The conclusion of B.H. Wood’s column about the first edition of Sunnucks’ encyclopaedia on page 42 of the Illustrated London News, 30 May 1970:

‘Of course there is scope here for divergencies of opinion and you may well disagree with me. Perhaps the Women’s World Championship really does deserve more than three times as much space as the World Championship itself. Perhaps Lisa Lane merits more space than Spassky or Smyslov ..!

Yet Miss Sunnucks has assured herself of immortality, for her Encyclopaedia will undoubtedly be in print, its inadequacies rectified and its faults eliminated, a century hence, by then the accepted standard work of reference on the subject. This thought may console her for some of the criticism this first edition will receive.’

Wood wrote similarly in his first reaction to the book on page 288 of CHESS, 12 May 1970, as quoted in C.N. 9280:

‘... the book provides pleasant browsing for many an evening and, its faults rectified, will probably be in print a century hence.’

The prediction was wisely omitted from his column on page 11 of the Daily Telegraph, 18 March 1978, which gave an overview of chess encyclopaedias. The highest praise was awarded to Shakhmatny Slovar (Moscow, 1964). Anne Sunnucks’ The Encyclopaedia of Chess (a ‘grandiose title’) was deemed ‘a worthy though uneven production’ which was ‘only partially revised’ in 1976:

‘Her extraordinary achievement of allocating the women’s world championship more than twice as much space as the world championship itself remains unaltered though these two sections follow consecutively so that the imbalance could have been rectified.’

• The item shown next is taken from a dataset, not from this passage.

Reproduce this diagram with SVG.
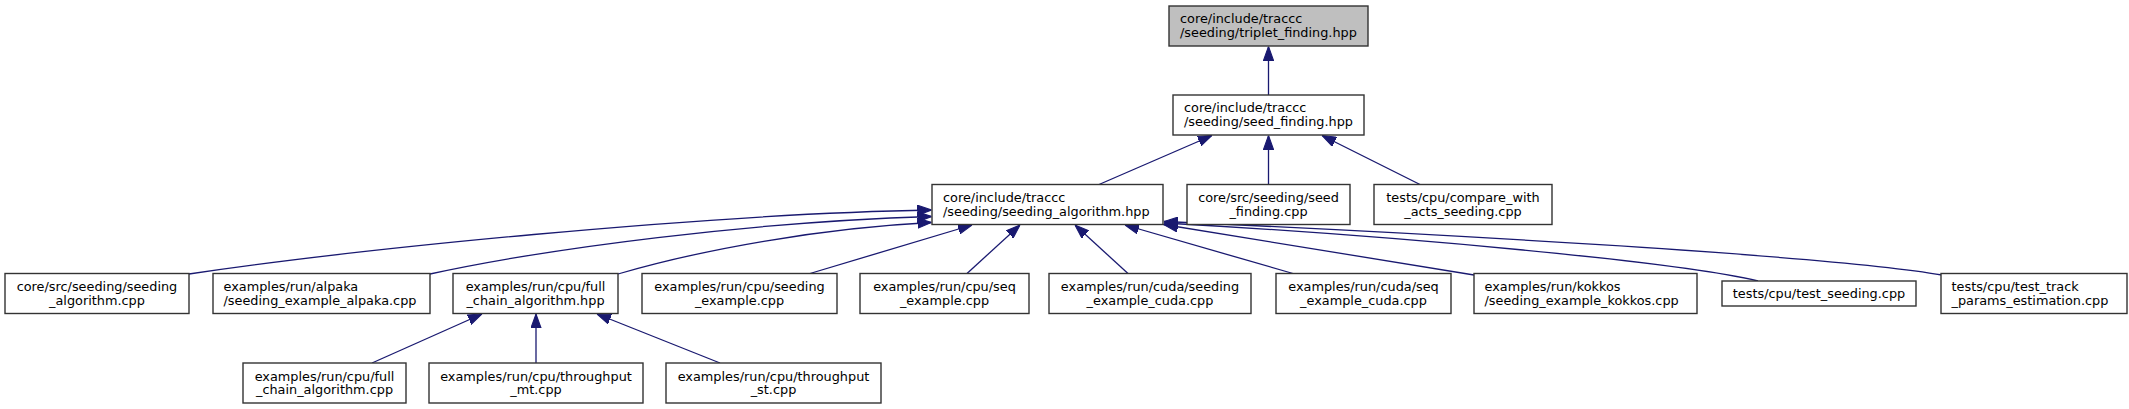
<svg xmlns="http://www.w3.org/2000/svg" width="2129" height="409" viewBox="0 0 2129 409">
<style>
  .box { fill: #ffffff; stroke: #333333; stroke-width: 1.4; }
  .root { fill: #bfbfbf; }
  text { font-family: "DejaVu Sans", "Noto Sans", sans-serif; font-size: 12.85px; fill: #000000; }
  .c { text-anchor: middle; }
  .e { fill: none; stroke: #191970; stroke-width: 1.3; marker-end: url(#ah); }
</style>
<defs>
  <marker id="ah" markerUnits="userSpaceOnUse" markerWidth="14" markerHeight="11" viewBox="0 0 13 10" refX="13" refY="5" orient="auto">
    <path d="M0,0.3 L13,5 L0,9.7 z" fill="#191970" stroke="#191970" stroke-width="1"/>
  </marker>
</defs>
<rect width="2129" height="409" fill="#ffffff"/>

<g id="connectors">
  <path class="e" d="M1268.5,95 L1268.5,46.5"/>
  <path class="e" d="M1099,184.5 L1212,135.5"/>
  <path class="e" d="M1268.5,184.5 L1268.5,135.5"/>
  <path class="e" d="M1420,184.5 L1322,135.5"/>
  <path class="e" d="M189,274 C350,250 700,214 931.5,210"/>
  <path class="e" d="M430,274 C550,248 750,222 931.5,216.5"/>
  <path class="e" d="M618,274 C700,250 820,228 931.5,222.5"/>
  <path class="e" d="M810,273.5 L972,225"/>
  <path class="e" d="M967,273.5 L1020,225"/>
  <path class="e" d="M1128,273.5 L1075,225"/>
  <path class="e" d="M1293,273.5 L1125,225"/>
  <path class="e" d="M1474,275 L1163.5,224.5"/>
  <path class="e" d="M1758,281 C1680,262 1400,236 1164,223"/>
  <path class="e" d="M1942,275 C1830,255 1400,232 1164,221.5"/>
  <path class="e" d="M372,363 L482,314"/>
  <path class="e" d="M536,363 L536,314"/>
  <path class="e" d="M720,363 L597,314"/>
</g>

<g id="n0">
  <rect class="box root" x="1169" y="6" width="199" height="40"/>
  <text x="1180" y="23">core/include/traccc</text>
  <text x="1180" y="37">/seeding/triplet_finding.hpp</text>
</g>
<g id="n1">
  <rect class="box" x="1173" y="95" width="191" height="40"/>
  <text x="1184" y="112">core/include/traccc</text>
  <text x="1184" y="126">/seeding/seed_finding.hpp</text>
</g>
<g id="n2">
  <rect class="box" x="932" y="184.5" width="231" height="40"/>
  <text x="943" y="202">core/include/traccc</text>
  <text x="943" y="215.5">/seeding/seeding_algorithm.hpp</text>
</g>
<g id="n3">
  <rect class="box" x="1187" y="184.5" width="163" height="40"/>
  <text class="c" x="1268.5" y="202">core/src/seeding/seed</text>
  <text class="c" x="1268.5" y="215.5">_finding.cpp</text>
</g>
<g id="n4">
  <rect class="box" x="1374" y="184.5" width="178" height="40"/>
  <text class="c" x="1463" y="202">tests/cpu/compare_with</text>
  <text class="c" x="1463" y="215.5">_acts_seeding.cpp</text>
</g>
<g id="n5">
  <rect class="box" x="5" y="273.5" width="184" height="40"/>
  <text class="c" x="97" y="291">core/src/seeding/seeding</text>
  <text class="c" x="97" y="304.5">_algorithm.cpp</text>
</g>
<g id="n6">
  <rect class="box" x="213" y="273.5" width="217" height="40"/>
  <text x="223.5" y="291">examples/run/alpaka</text>
  <text x="223.5" y="304.5">/seeding_example_alpaka.cpp</text>
</g>
<g id="n7">
  <rect class="box" x="453" y="273.5" width="165" height="40"/>
  <text class="c" x="535.5" y="291">examples/run/cpu/full</text>
  <text class="c" x="535.5" y="304.5">_chain_algorithm.hpp</text>
</g>
<g id="n8">
  <rect class="box" x="642" y="273.5" width="195" height="40"/>
  <text class="c" x="739.5" y="291">examples/run/cpu/seeding</text>
  <text class="c" x="739.5" y="304.5">_example.cpp</text>
</g>
<g id="n9">
  <rect class="box" x="860" y="273.5" width="169" height="40"/>
  <text class="c" x="944.5" y="291">examples/run/cpu/seq</text>
  <text class="c" x="944.5" y="304.5">_example.cpp</text>
</g>
<g id="n10">
  <rect class="box" x="1049" y="273.5" width="202" height="40"/>
  <text class="c" x="1150" y="291">examples/run/cuda/seeding</text>
  <text class="c" x="1150" y="304.5">_example_cuda.cpp</text>
</g>
<g id="n11">
  <rect class="box" x="1276" y="273.5" width="175" height="40"/>
  <text class="c" x="1363.5" y="291">examples/run/cuda/seq</text>
  <text class="c" x="1363.5" y="304.5">_example_cuda.cpp</text>
</g>
<g id="n12">
  <rect class="box" x="1474" y="273.5" width="223" height="40"/>
  <text x="1484.5" y="291">examples/run/kokkos</text>
  <text x="1484.5" y="304.5">/seeding_example_kokkos.cpp</text>
</g>
<g id="n13">
  <rect class="box" x="1722" y="281" width="194" height="25"/>
  <text class="c" x="1819" y="298">tests/cpu/test_seeding.cpp</text>
</g>
<g id="n14">
  <rect class="box" x="1941" y="273.5" width="186" height="40"/>
  <text x="1951.5" y="291">tests/cpu/test_track</text>
  <text x="1951.5" y="304.5">_params_estimation.cpp</text>
</g>
<g id="n15">
  <rect class="box" x="243" y="363" width="163" height="40"/>
  <text class="c" x="324.5" y="380.5">examples/run/cpu/full</text>
  <text class="c" x="324.5" y="394">_chain_algorithm.cpp</text>
</g>
<g id="n16">
  <rect class="box" x="429" y="363" width="214" height="40"/>
  <text class="c" x="536" y="380.5">examples/run/cpu/throughput</text>
  <text class="c" x="536" y="394">_mt.cpp</text>
</g>
<g id="n17">
  <rect class="box" x="666" y="363" width="215" height="40"/>
  <text class="c" x="773.5" y="380.5">examples/run/cpu/throughput</text>
  <text class="c" x="773.5" y="394">_st.cpp</text>
</g>
</svg>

Turning to the most recent (1978) single-volume reference work, Wood commented:

‘To give his book the same title: The Encyclopaedia of Chess (Batsford, 1977) ... struck me as confusing and a little unkind on Harry Golombek’s part.’

The titles of Sunnucks’ Encyclopaedia and Golombek’s Encyclopedia differed by one letter, both spellings being acceptable in British English.

The Daily Telegraph column also mentioned the Dictionnaire des échecs (Le Lionnais and Maget), the Dizionario enciclopedico degli scacchi (Chicco and Porreca) and An illustrated Dictionary of Chess (Brace); six in all, ‘with a seventh by Paul Langfield on the way’. (That one never materialized, but see C.N.s 23 and 74 in The Chess Chamber of Horrors.) Wood made errors in the title and date of the Russian volume and in the date of the Italian one.

From the final paragraph of his 1978 article:

‘It is strange how all the authors have started from scratch. You would expect them to consult their predecessors, each building on the work that has gone before. This would not be plagiarism, but just natural efficiency. Instead, they more or less ignore each other. The result is big gaps and even steps backward.’

‘Building on’ is not the term to convey what Nathan Divinsky did to Golombek’s book in 1990.